Interesting topic because most of what we think the Bible says about the Devil isn't in the Bible at all. It's all later church interpretation and interpolation. For example, in the Old Testament book of Genesis nowhere does it say that it was the Devil that tempted Eve to eat the forbidden fruit (and nowhere does it imply that this fruit was an apple). The culprit is simply referred to as"the serpent" throughout. It's only theologians of a much later age who decided that "serpent" must equal "devil."
We don't really get much (if any) mention of something that could legitimately be called "the Devil" until the New Testament. It does say that when Jesus spent 40 days meditating in the desert, the Devil came to tempt him. But this is a faceless sort of demon, lacking any personality or discernible evil traits.

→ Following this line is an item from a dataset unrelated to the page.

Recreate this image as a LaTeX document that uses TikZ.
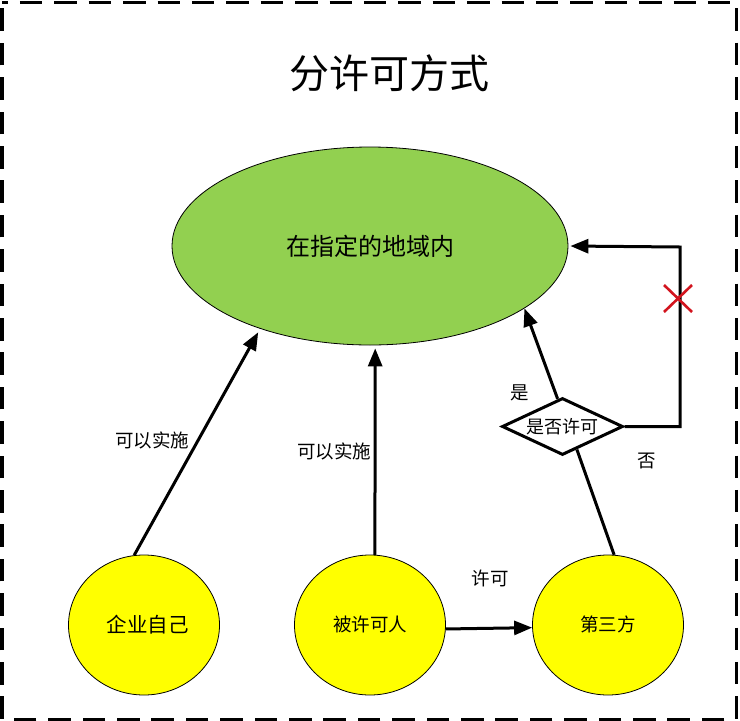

The Devil as we know of him is really the invention of the Medieval priesthood. I don't know just where the notion of the tails and horn came in. Maybe Wikipedia has something on that; I'll have to look it up. There is a further problem about identifying the Devil in old Christian writings because they were mostly written in Latin. Now the Latin language largely dispenses with such niceties as definite and indefinite articles, something we're used to seeing in English. So later translators, running across a word like diabolus
in a Latin text had no way of telling whether the original author meant to say "the Devil" or "a devil," referring to an insignificant evil spirit, an imp.